Born in the shadows of Philly’s concrete pulse and raised in Gaithersburg, Maryland, Talmadge Hugh Lamont Whitaker Jr., better known as T. Witz, isn’t just another underground rapper — he’s a self-made builder, a grief-forged craftsman, and a relentless voice for those who create in the face of silence. One of ten siblings, Witz grew up in the kind of noise that molds you or breaks you. When he lost his younger brother Terrence in 2013, it didn’t end him — it lit something. Instead of folding, he turned hardship into hymns, mixing his own tracks, launching a business, and moving with calculated fire. If you’ve been sleeping on the name, “Don’t Feed The Trolls” is your rude awakening.

“Don’t Feed The Trolls” is the war cry of someone who’s been too generous with their energy. It’s a song that rises out of frustration — not the type that simmers quietly, but the kind that kicks down your door and throws your doubts into the street. T. Witz isn’t here for cheap applause or online algorithms. He’s here to let the vultures know: this spirit doesn’t feast on validation.

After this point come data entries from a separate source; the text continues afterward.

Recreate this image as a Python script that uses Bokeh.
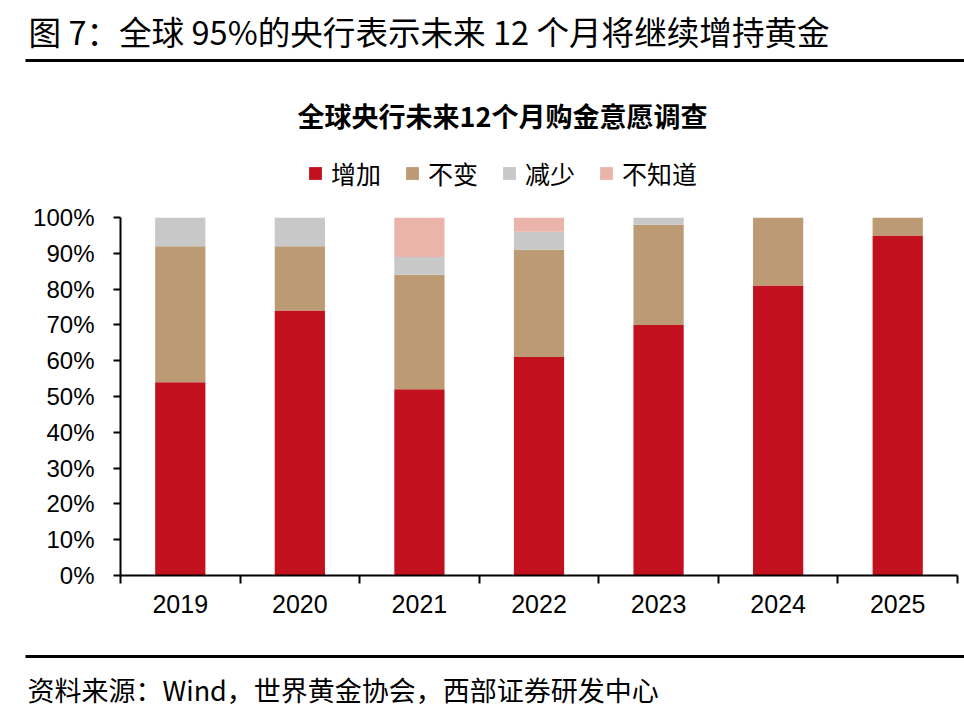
from bokeh.plotting import figure
from bokeh.layouts import column
from bokeh.models import (ColumnDataSource, Range1d, FixedTicker, Label,
                          Legend, LegendItem)
from bokeh.embed import file_html
from bokeh.resources import INLINE

# ---- data ----
years = ["2019", "2020", "2021", "2022", "2023", "2024", "2025"]
increase = [54, 74, 52, 61, 70, 81, 95]
unchanged = [38, 18, 32, 30, 28, 19, 5]
decrease = [8, 8, 5, 5, 2, 0, 0]
unknown = [0, 0, 11, 4, 0, 0, 0]
series_names = ["增加", "不变", "减少", "不知道"]
y_ticks = [0, 10, 20, 30, 40, 50, 60, 70, 80, 90, 100]
y_tick_labels = ["0%", "10%", "20%", "30%", "40%", "50%", "60%", "70%", "80%", "90%", "100%"]
title_text = "图 7：全球 95%的央行表示未来 12 个月将继续增持黄金"
chart_title = "全球央行未来12个月购金意愿调查"
footer_text = "资料来源：Wind，世界黄金协会，西部证券研发中心"

colors = ["#C2101E", "#BC9A74", "#C8C8C8", "#EAB4AA"]
CJK = "Noto Sans CJK SC"

W = 964
H_TOP, H_MAIN, H_BOT = 200, 440, 74


def blank(h):
    f = figure(width=W, height=h, output_backend="svg", toolbar_location=None,
               x_range=Range1d(0, W), y_range=Range1d(h, 0),
               x_axis_type=None, y_axis_type=None, frame_align=False,
               min_border_left=0, min_border_right=0, min_border_top=0, min_border_bottom=0)
    f.outline_line_color = None
    f.xgrid.visible = False
    f.ygrid.visible = False
    return f


# ---- header: title, rule, chart title, legend ----
top = blank(H_TOP)
top.add_layout(Label(x=28, y=30, text=title_text, text_align="left",
                     text_baseline="middle", text_font=CJK,
                     text_font_size="32.6px", text_color="black"))
top.quad(left=[25], right=[W], top=[58.5], bottom=[61.5], color="black", line_color=None)
top.add_layout(Label(x=502, y=115, text=chart_title, text_align="center",
                     text_baseline="middle", text_font=CJK,
                     text_font_style="bold", text_font_size="27px", text_color="black"))
dummy = [top.vbar(x=[-1000], top=[0], bottom=[0], width=1, color=c, line_color=None)
         for c in colors]
legend = Legend(items=[LegendItem(label=n, renderers=[r], index=0)
                       for n, r in zip(series_names, dummy)],
                orientation="horizontal", location=(307, H_TOP - 191),
                glyph_width=16, glyph_height=16, label_standoff=8, spacing=23,
                padding=0, margin=0, border_line_color=None, background_fill_alpha=0,
                label_text_font=CJK, label_text_font_size="25px",
                label_height=25, label_text_color="black")
top.add_layout(legend)

# ---- main chart ----
xpos = [i + 0.5 for i in range(len(years))]
source = ColumnDataSource(data={
    "x": xpos,
    "增加": increase,
    "不变": unchanged,
    "减少": decrease,
    "不知道": unknown,
})

p = figure(width=W, height=H_MAIN, output_backend="svg", toolbar_location=None,
           x_range=Range1d(0, len(years)), y_range=Range1d(0, 100), frame_align=False,
           min_border_left=120, min_border_right=7, min_border_top=17, min_border_bottom=65)
p.outline_line_color = None
p.xgrid.visible = False
p.ygrid.visible = False

p.vbar_stack(series_names, x="x", width=0.42, source=source,
             color=colors, line_color=None)

xa = p.xaxis[0]
xa.ticker = FixedTicker(ticks=xpos, minor_ticks=list(range(len(years) + 1)))
xa.major_label_overrides = {x: y for x, y in zip(xpos, years)}
xa.major_tick_out = 0
xa.major_tick_in = 0
xa.minor_tick_out = 8
xa.minor_tick_in = 0
xa.minor_tick_line_color = "black"
xa.minor_tick_line_width = 2
xa.axis_line_color = "black"
xa.axis_line_width = 2
xa.major_label_text_font = "Liberation Sans"
xa.major_label_text_font_size = "25px"
xa.major_label_text_color = "black"
xa.major_label_standoff = 11

ya = p.yaxis[0]
ya.ticker = FixedTicker(ticks=y_ticks, minor_ticks=[])
ya.major_label_overrides = {t: s for t, s in zip(y_ticks, y_tick_labels)}
ya.major_tick_out = 7
ya.major_tick_in = 0
ya.major_tick_line_color = "black"
ya.major_tick_line_width = 2
ya.minor_tick_line_color = None
ya.axis_line_color = "black"
ya.axis_line_width = 2
ya.major_label_text_font = "Liberation Sans"
ya.major_label_text_font_size = "24px"
ya.major_label_text_color = "black"
ya.major_label_standoff = 19

# ---- footer ----
bot = blank(H_BOT)
bot.quad(left=[25], right=[W], top=[14.5], bottom=[17.5], color="black", line_color=None)
bot.add_layout(Label(x=27, y=49, text=footer_text, text_align="left",
                     text_baseline="middle", text_font=CJK,
                     text_font_size="27px", text_color="black"))

layout = column(top, p, bot, spacing=0)
open("out.html", "w").write(file_html(layout, INLINE))
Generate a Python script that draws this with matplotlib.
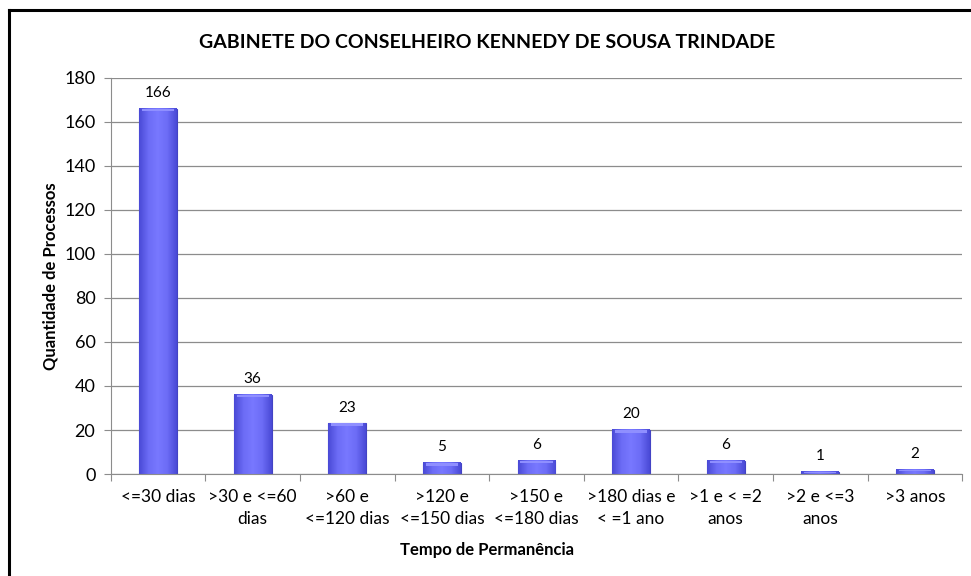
# bar chart - tempo de permanencia dos processos

import numpy as np
import matplotlib.pyplot as plt
from matplotlib.colors import LinearSegmentedColormap
from matplotlib.lines import Line2D

plt.rcParams['font.family'] = ['Lato', 'DejaVu Sans']

categories = ['<=30 dias', '>30 e <=60\ndias', '>60 e\n<=120 dias', '>120 e\n<=150 dias',
              '>150 e\n<=180 dias', '>180 dias e\n< =1 ano', '>1 e < =2\nanos', '>2 e <=3\nanos',
              '>3 anos']
values = [166, 36, 23, 5, 6, 20, 6, 1, 2]

title = 'GABINETE DO CONSELHEIRO KENNEDY DE SOUSA TRINDADE'
x_label = 'Tempo de Permanência'
y_label = 'Quantidade de Processos'

fig = plt.figure(figsize=(9.71, 5.76), dpi=100)
ax = fig.add_axes([0.114, 0.177, 0.877, 0.688])

ind = np.arange(len(values))
width = 0.4

# gradient for the bars (darker on the sides, lighter in the middle)
cmap = LinearSegmentedColormap.from_list('barblue', ['#4a4ad6', '#6c6cf6', '#7878ff', '#6c6cf6', '#4a4ad6'])
grad = np.linspace(0, 1, 64).reshape(1, -1)

bars = ax.bar(ind, values, width, color='#6c6cf6', edgecolor='#4343c4', linewidth=0.8, zorder=2)
for rect in bars:
    x0 = rect.get_x()
    h = rect.get_height()
    ax.imshow(grad, extent=(x0, x0 + width, 0, h), aspect='auto', cmap=cmap, zorder=2.5)
    # lighter top bevel
    bev = min(1.2, h * 0.3)
    ax.fill_between([x0 + 0.03, x0 + width - 0.03], h - bev, h, color='#8f8fff', lw=0, zorder=2.6)

for i, v in enumerate(values):
    ax.text(i, v + 4, str(v), ha='center', va='bottom', fontsize=11, zorder=3)

ax.set_xlim(-0.5, len(values) - 0.5)
ax.set_ylim(0, 180)
ax.set_yticks(np.arange(0, 181, 20))
ax.yaxis.grid(True, color='#8c8c8c', linewidth=0.9, zorder=0)
ax.set_axisbelow(True)

ax.set_xticks(np.arange(len(values) + 1) - 0.5, minor=False)
ax.set_xticklabels([])
ax.set_xticks(ind, minor=True)
ax.set_xticklabels(categories, minor=True, fontsize=12.5, linespacing=1.4)
ax.tick_params(axis='x', which='minor', length=0, pad=11)
ax.tick_params(axis='x', which='major', length=5, color='#8c8c8c')
ax.tick_params(axis='y', length=5, color='#8c8c8c', labelsize=13, pad=6)

for s in ['top', 'right']:
    ax.spines[s].set_visible(False)
for s in ['left', 'bottom']:
    ax.spines[s].set_color('#8c8c8c')

ax.set_ylabel(y_label, fontsize=12, fontweight='bold', labelpad=4)
fig.text(0.502, 0.045, x_label, ha='center', va='center', fontsize=12, fontweight='bold')
fig.text(0.502, 0.927, title, ha='center', va='center', fontsize=14, fontweight='bold')

# frame of the chart (only left and top edges show in the picture)
fig.add_artist(Line2D([0.0093, 0.0093], [0, 0.983], color='black', lw=2.2, transform=fig.transFigure))
fig.add_artist(Line2D([0.0093, 1.0], [0.983, 0.983], color='black', lw=2.2, transform=fig.transFigure))

fig.savefig('out.png', dpi=100)
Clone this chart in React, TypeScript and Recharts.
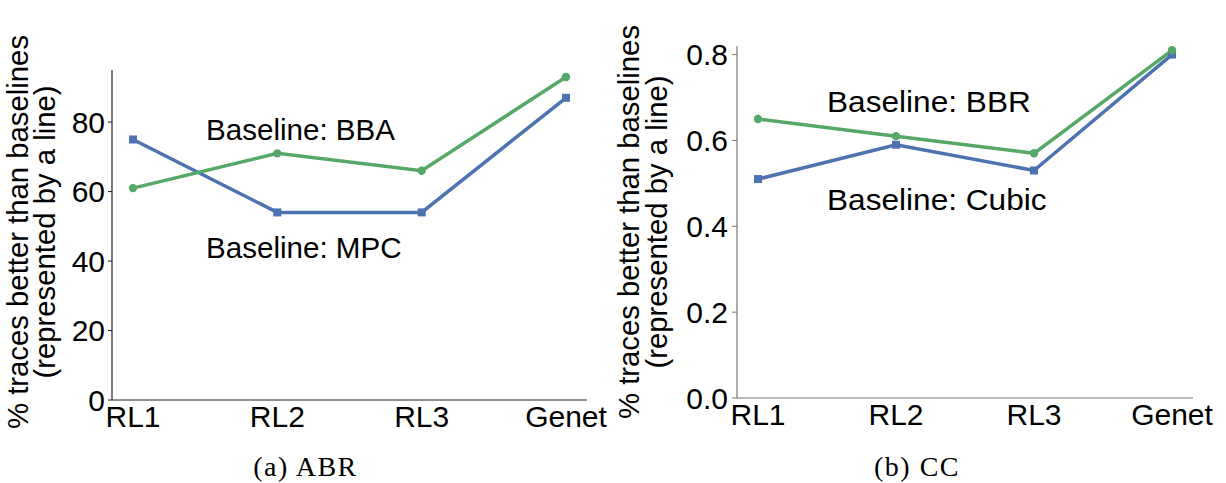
import React from 'react';
import { LineChart, Line, XAxis, YAxis } from 'recharts';

const categories = ['RL1', 'RL2', 'RL3', 'Genet'];

// (a) ABR
const abrBBA = [61, 71, 66, 93];
const abrMPC = [75, 54, 54, 87];
const abrTicks = [0, 20, 40, 60, 80];

// (b) CC
const ccBBR = [0.65, 0.61, 0.57, 0.81];
const ccCubic = [0.51, 0.59, 0.53, 0.8];
const ccTicks = [0, 0.2, 0.4, 0.6, 0.8];

const BLUE = '#4C72B0';
const GREEN = '#55A868';
const SANS = '"Liberation Sans", Arial, sans-serif';
const SERIF = '"Liberation Serif", "Times New Roman", serif';

const abrData = categories.map((name, i) => ({ name, bba: abrBBA[i], mpc: abrMPC[i] }));
const ccData = categories.map((name, i) => ({ name, bbr: ccBBR[i], cubic: ccCubic[i] }));

const squareDot = (props: any) => {
  const { cx, cy, index } = props;
  return <rect key={`sq-${index}`} x={cx - 4} y={cy - 4} width={8} height={8} fill={BLUE} />;
};

const roundDot = (props: any) => {
  const { cx, cy, index } = props;
  return <circle key={`c-${index}`} cx={cx} cy={cy} r={4.2} fill={GREEN} />;
};

const tickStyle = { fontSize: 30, fill: '#000', fontFamily: SANS };

function YTitle({ x1, x2, cy }: { x1: number; x2: number; cy: number }) {
  return (
    <g fontFamily={SANS} fontSize={29.3} fill="#000" textAnchor="middle">
      <text transform={`translate(${x1},${cy}) rotate(-90)`}>% traces better than baselines</text>
      <text transform={`translate(${x2},${cy}) rotate(-90)`}>(represented by a line)</text>
    </g>
  );
}

// annotation text, sx stretches it sideways (right panel is drawn a bit wider)
function Note({ x, y, sx = 1, children }: { x: number; y: number; sx?: number; children: React.ReactNode }) {
  return (
    <text transform={`translate(${x},${y}) scale(${sx},1)`} fontFamily={SANS} fontSize={29} fill="#000">
      {children}
    </text>
  );
}

export default function App() {
  return (
    <div style={{ position: 'absolute', left: 0, top: 0, width: 1226, height: 483, background: '#fff', fontFamily: SANS }}>
      <div style={{ position: 'absolute', left: 0, top: 0 }}>
        <LineChart width={613} height={483} data={abrData} margin={{ top: 70, right: 26, bottom: 43, left: 52 }}>
          <XAxis
            dataKey="name"
            height={40}
            padding={{ left: 21, right: 21 }}
            tickLine={false}
            tickSize={0}
            tickMargin={6}
            axisLine={{ stroke: '#222', strokeWidth: 1.2 }}
            tick={tickStyle}
            interval={0}
          />
          <YAxis
            width={60}
            domain={[0, 95]}
            ticks={abrTicks}
            tickSize={4}
            tickMargin={3}
            axisLine={{ stroke: '#222', strokeWidth: 1.2 }}
            tickLine={{ stroke: '#222' }}
            tick={tickStyle}
          />
          <Line dataKey="mpc" stroke={BLUE} strokeWidth={3.5} dot={squareDot} isAnimationActive={false} />
          <Line dataKey="bba" stroke={GREEN} strokeWidth={3.5} dot={roundDot} isAnimationActive={false} />
        </LineChart>
      </div>
      <div style={{ position: 'absolute', left: 613, top: 0 }}>
        <LineChart width={613} height={483} data={ccData} margin={{ top: 46, right: 33, bottom: 45, left: 64 }}>
          <XAxis
            dataKey="name"
            height={40}
            padding={{ left: 21, right: 21 }}
            tickLine={false}
            tickSize={0}
            tickMargin={6}
            axisLine={{ stroke: '#777', strokeWidth: 1.2 }}
            tick={tickStyle}
            interval={0}
          />
          <YAxis
            width={60}
            domain={[0, 0.82]}
            ticks={ccTicks}
            tickFormatter={(v: number) => v.toFixed(1)}
            tickSize={5}
            tickMargin={4}
            axisLine={{ stroke: '#777', strokeWidth: 1.2 }}
            tickLine={{ stroke: '#777' }}
            tick={tickStyle}
          />
          <Line dataKey="cubic" stroke={BLUE} strokeWidth={3.5} dot={squareDot} isAnimationActive={false} />
          <Line dataKey="bbr" stroke={GREEN} strokeWidth={3.5} dot={roundDot} isAnimationActive={false} />
        </LineChart>
      </div>
      <svg width={1226} height={483} style={{ position: 'absolute', left: 0, top: 0, pointerEvents: 'none' }}>
        <YTitle x1={28} x2={55} cy={232} />
        <YTitle x1={639} x2={667} cy={222} />
        <Note x={206} y={139.5} sx={1.02}>Baseline: BBA</Note>
        <Note x={206} y={257.5} sx={1.02}>Baseline: MPC</Note>
        <Note x={827} y={111.5} sx={1.09}>Baseline: BBR</Note>
        <Note x={827} y={210} sx={1.09}>Baseline: Cubic</Note>
        <g fontFamily={SERIF} fontSize={28} fill="#000" textAnchor="middle" letterSpacing={1.5}>
          <text x={305.5} y={476}>(a) ABR</text>
          <text x={917} y={476}>(b) CC</text>
        </g>
      </svg>
    </div>
  );
}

Using a gritty boom bap skeleton layered with autotuned vocals (used strategically, not sloppily), the track oscillates between internal declaration and external confrontation. The autotune gives his delivery an uncanny texture — part emotional armor, part digital distortion — almost as if to say, you won’t recognize the real me anyway. It’s not trying to be perfect. It’s trying to be heard.
The theme of social media burnout lingers beneath every bar. The trolls Witz references aren’t just random haters. They’re symbolic of the parasitic noise that comes with constantly putting yourself out there — people who ignore your grind, then scoff at your glow-up. This isn’t just about clapping back at online negativity; it’s about learning to withhold your light from those who refuse to grow. The opening line, “Grand rising…” sets the tone — not as a performative greeting, but as a daily ritual of resistance. Every day he chooses to rise is a refusal to quit.
What truly sets this track apart, though, is the rebellious joy embedded in its defiance. Witz doesn’t sound broken by the hate. He sounds lifted. Fueled. There’s a lesson here that sits deeper than the beat: sometimes the most powerful protest is not feeding the fire. Joy is resistance. Joy is reclamation. Joy is not for sale.